If a rep needs a spreadsheet, a cheat sheet, or a 30-minute call to understand how they get paid, your plan is too complex. 

If reps don’t trust the plan, they’ll update deals inconsistently, chase the wrong opportunities, or shift effort unpredictably.

Fairness Across Roles

Fair doesn’t mean identical. Roles like Sales Development Representatives (SDRs), Account Executives (AEs), Account Managers (AMs), overlays, and specialist teams all contribute differently to revenue. So their incentive plans should differ as well. Each role should be rewarded for the outcomes it controls and given equitable earning potential based on its impact.

Enterprise plans should set quotas, targets, and earning opportunities that reflect the actual scope and influence of each role. Fair compensation by role improves retention and morale, and performance will be more consistent across the team.

Transparency

Enterprise reps need to understand how they’re performing while they’re selling, not after commissions are calculated, because real-time clarity directly influences how they prioritize deals and manage their pipeline. A transparent plan gives them a clear view of quota progress, accelerator triggers, payout scenarios, and how each deal impacts their earnings.

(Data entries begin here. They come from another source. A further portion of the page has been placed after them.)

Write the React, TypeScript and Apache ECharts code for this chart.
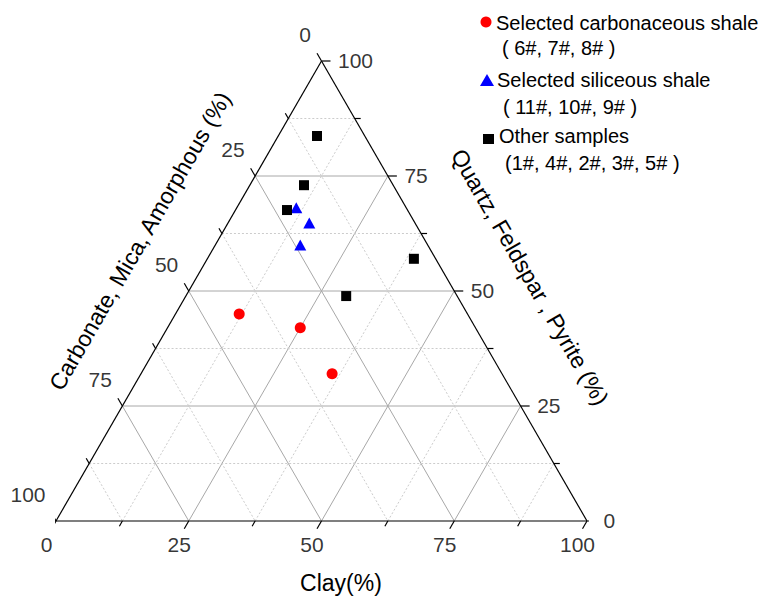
import React, { useEffect, useRef } from "react";
import * as echarts from "echarts";

// Ternary axes (percent)
const majorTicks = [0, 25, 50, 75, 100];
const minorTicks = [12.5, 37.5, 62.5, 87.5];
const tickLabels = ["0", "25", "50", "75", "100"];

// Samples: [Clay %, Quartz-Feldspar-Pyrite %, Carbonate-Mica-Amorphous %]
const carbonaceous = [
  [12, 45, 43],
  [25, 42, 33],
  [36, 32, 32],
];
const siliceous = [
  [11.2, 68.1, 20.7],
  [15.3, 64.8, 19.9],
  [16, 60, 24],
];
const others = [
  [7.3, 83.7, 9.0],
  [10.2, 73, 16.8],
  [9.7, 67.6, 22.7],
  [38.9, 57, 4.1],
  [30.2, 48.9, 20.9],
];

const legendNames = [
  ["Selected carbonaceous shale", "( 6#, 7#, 8# )"],
  ["Selected siliceous shale", "( 11#, 10#, 9# )"],
  ["Other samples", "(1#, 4#, 2#, 3#, 5# )"],
];
const axisTitles = {
  clay: "Clay(%)",
  left: "Carbonate, Mica, Amorphous (%)",
  right: "Quartz, Feldspar , Pyrite (%)",
};

const S = Math.sqrt(3) / 2;
const FONT = "'Liberation Sans', Arial, sans-serif";

// ternary (clay, quartz) -> cartesian
const toXY = (clay: number, quartz: number): [number, number] => [
  clay / 100 + quartz / 200,
  (quartz / 100) * S,
];

function seg(a: number[], b: number[], lineStyle: any, z = 1) {
  return {
    type: "line",
    data: [a, b],
    symbol: "none",
    showSymbol: false,
    silent: true,
    clip: false,
    z,
    lineStyle,
  };
}

export default function App() {
  const ref = useRef<HTMLDivElement>(null);
  useEffect(() => {
    if (!ref.current) return;
    const chart = echarts.init(ref.current, undefined, { renderer: "svg" });
    const series: any[] = [];
    const majorStyle = { color: "#a8a8a8", width: 1, type: "solid" };
    const minorStyle = { color: "#cccccc", width: 1, type: [2, 2] };
    const edgeStyle = { color: "#000", width: 1.2 };

    const gridVals = [
      ...majorTicks.filter((v) => v > 0 && v < 100).map((v) => [v, majorStyle]),
      ...minorTicks.map((v) => [v, minorStyle]),
    ] as [number, any][];
    gridVals.forEach(([v, st]) => {
      // constant quartz (horizontal)
      series.push(seg(toXY(0, v), toXY(100 - v, v), st));
      // constant clay
      series.push(seg(toXY(v, 0), toXY(v, 100 - v), st));
      // constant carbonate
      series.push(seg(toXY(0, 100 - v), toXY(100 - v, 0), st));
    });
    // triangle edges
    series.push(seg(toXY(0, 0), toXY(100, 0), edgeStyle, 3));
    series.push(seg(toXY(100, 0), toXY(0, 100), edgeStyle, 3));
    series.push(seg(toXY(0, 100), toXY(0, 0), edgeStyle, 3));

    // ticks
    const pxUnit = 1 / 531;
    const allTicks = [
      ...majorTicks.map((v) => [v, 9]),
      ...minorTicks.map((v) => [v, 6]),
    ];
    allTicks.forEach(([v, len]) => {
      const t = len * pxUnit;
      const pb = toXY(v, 0);
      series.push(seg(pb, [pb[0] - 0.5 * t, pb[1] - S * t], edgeStyle, 3));
      const pl = toXY(0, 100 - v);
      series.push(seg(pl, [pl[0] - 0.5 * t, pl[1] + S * t], edgeStyle, 3));
      const pr = toXY(100 - v, v);
      series.push(seg(pr, [pr[0] + t, pr[1]], edgeStyle, 3));
    });

    const labelBase = {
      show: true,
      position: [0, 0],
      color: "#000",
      fontSize: 21,
      fontFamily: FONT,
      verticalAlign: "middle",
    };
    const labelSeries = (data: any[], label: any) => ({
      type: "scatter",
      symbolSize: 1,
      itemStyle: { color: "rgba(0,0,0,0)" },
      silent: true,
      clip: false,
      z: 4,
      data,
      label: { ...labelBase, ...label, formatter: (p: any) => p.data.name },
    });
    series.push(
      labelSeries(
        majorTicks.map((v, i) => ({ value: toXY(v, 0), name: tickLabels[i] })),
        { align: "center", offset: [-9, 24] }
      )
    );
    series.push(
      labelSeries(
        majorTicks.map((v, i) => ({ value: toXY(0, 100 - v), name: tickLabels[i] })),
        { align: "right", offset: [-10, -26] }
      )
    );
    series.push(
      labelSeries(
        majorTicks.map((v, i) => ({ value: toXY(100 - v, v), name: tickLabels[i] })),
        { align: "left", offset: [17, 0] }
      )
    );

    // sample points
    series.push({
      type: "scatter",
      name: legendNames[0][0],
      symbol: "circle",
      symbolSize: 11,
      itemStyle: { color: "#ff0000", opacity: 1 },
      clip: false,
      z: 5,
      data: carbonaceous.map((d) => toXY(d[0], d[1])),
    });
    series.push({
      type: "scatter",
      name: legendNames[1][0],
      symbol: "triangle",
      symbolSize: [12, 11],
      itemStyle: { color: "#0000ff", opacity: 1 },
      clip: false,
      z: 5,
      data: siliceous.map((d) => toXY(d[0], d[1])),
    });
    series.push({
      type: "scatter",
      name: legendNames[2][0],
      symbol: "rect",
      symbolSize: 10,
      itemStyle: { color: "#000000", opacity: 1 },
      clip: false,
      z: 5,
      data: others.map((d) => toXY(d[0], d[1])),
    });

    const txt = (x: number, y: number, text: string, size = 20, align = "left") => ({
      type: "text",
      x,
      y,
      z: 10,
      style: {
        text,
        fill: "#000",
        font: `${size}px ${FONT}`,
        align,
        verticalAlign: "middle",
      },
    });

    chart.setOption({
      animation: false,
      backgroundColor: "#ffffff",
      grid: { left: 56, right: 179, top: 61, bottom: 80 },
      xAxis: { type: "value", min: 0, max: 1, show: false },
      yAxis: { type: "value", min: 0, max: S, show: false },
      series,
      graphic: [
        // legend
        { type: "circle", shape: { cx: 486, cy: 22, r: 5.5 }, style: { fill: "#ff0000" } },
        txt(496, 23, legendNames[0][0]),
        txt(502, 48, legendNames[0][1]),
        {
          type: "polygon",
          shape: { points: [[480, 86], [494, 86], [487, 74]] },
          style: { fill: "#0000ff" },
        },
        txt(497, 80, legendNames[1][0]),
        txt(503, 107, legendNames[1][1]),
        { type: "rect", shape: { x: 483, y: 134, width: 11, height: 10 }, style: { fill: "#000" } },
        txt(499, 136, legendNames[2][0]),
        txt(505, 163, legendNames[2][1]),
        // axis titles
        txt(341, 583, axisTitles.clay, 23, "center"),
        { ...txt(140, 241, axisTitles.left, 23, "center"), rotation: Math.PI / 3 },
        { ...txt(530, 277, axisTitles.right, 23, "center"), rotation: -Math.PI / 3 },
      ],
    });
    return () => chart.dispose();
  }, []);
  return (
    <div
      ref={ref}
      style={{ position: "fixed", left: 0, top: 0, width: 766, height: 601, background: "#fff" }}
    />
  );
}
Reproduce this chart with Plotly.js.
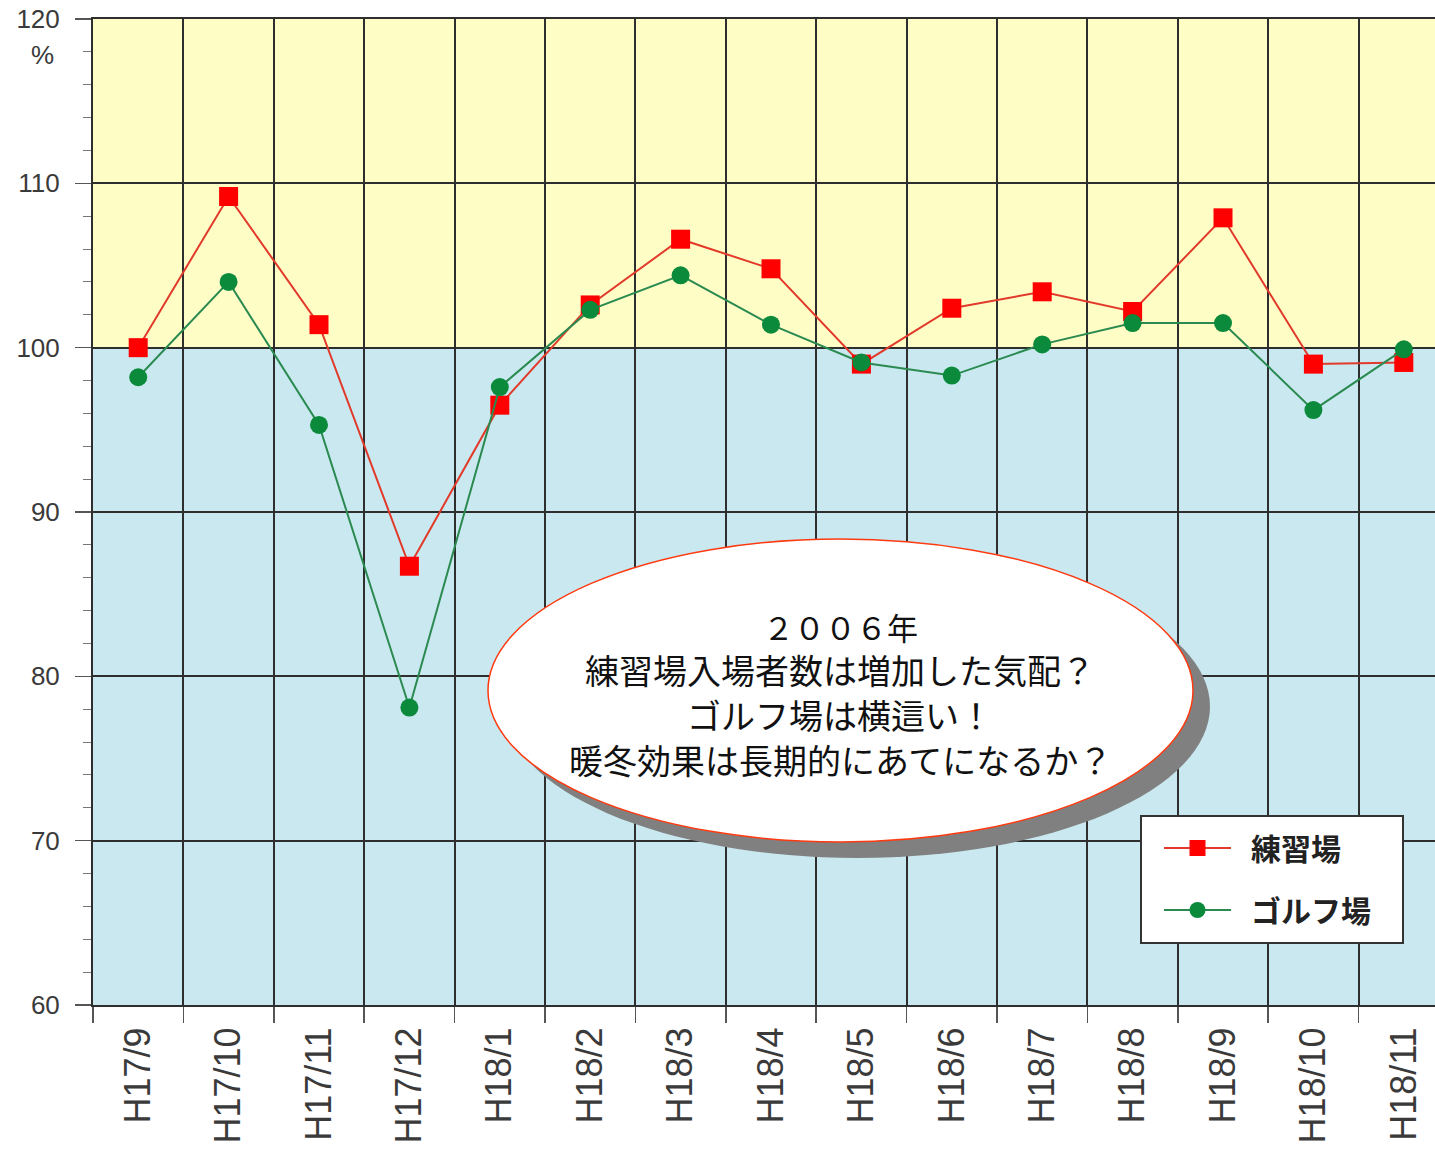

According to CaptivateIQ’s 2025 State of Incentive Compensation Management, only about half of organizations give reps real-time visibility into their performance or earnings. For the rest, reps are left guessing, waiting for payroll, or doing their own math just to understand whether they’re on track.

If they have access to their performance metrics in real time, reps can course-correct early to get back on track. Leaders will spend less time dealing with disputes or end-of-month surprises, allowing your sales incentive program to become exactly what it should be: a motivator rather than a source of confusion.

Scalability Across Teams, Products, and Geographies

As your company expands, your compensation plan needs to scale with it. It should work across different markets, support new products, and remain stable even as sales headcount grows. A scalable plan automates manual processes and maintains consistency across teams regardless of where they’re located. It also prevents the need to rebuild compensation mechanics every time the organization enters a new segment or evolves its pricing.

The result is a compensation system that grows with the business without adding operational overhead, complexity, or risk.

What Good Incentive Plans Optimize For

A strong incentive plan guides your sales team toward the activities that accelerate revenue, strengthen the pipeline, and support long-term business goals. For enterprise organizations, an effective incentive plan optimizes for a mix of short-term performance and sustainable growth because these teams operate across longer sales cycles, larger deals, and broader revenue motions where both immediate impact and long-term value matter.

Here’s what effective plans focus on:

Desired selling behaviors: Great sales incentive plans reinforce the actions that lead to results such as high-quality prospecting, multithreading, accurate deal updates, and consistent follow-through.

Speed to revenue: Plans should encourage reps to move qualified deals through the sales cycle efficiently. Be sure to include incentives tied to shorter cycle times or faster progression through key milestones because reducing friction in the sales cycle accelerates revenue and helps teams hit targets more predictably.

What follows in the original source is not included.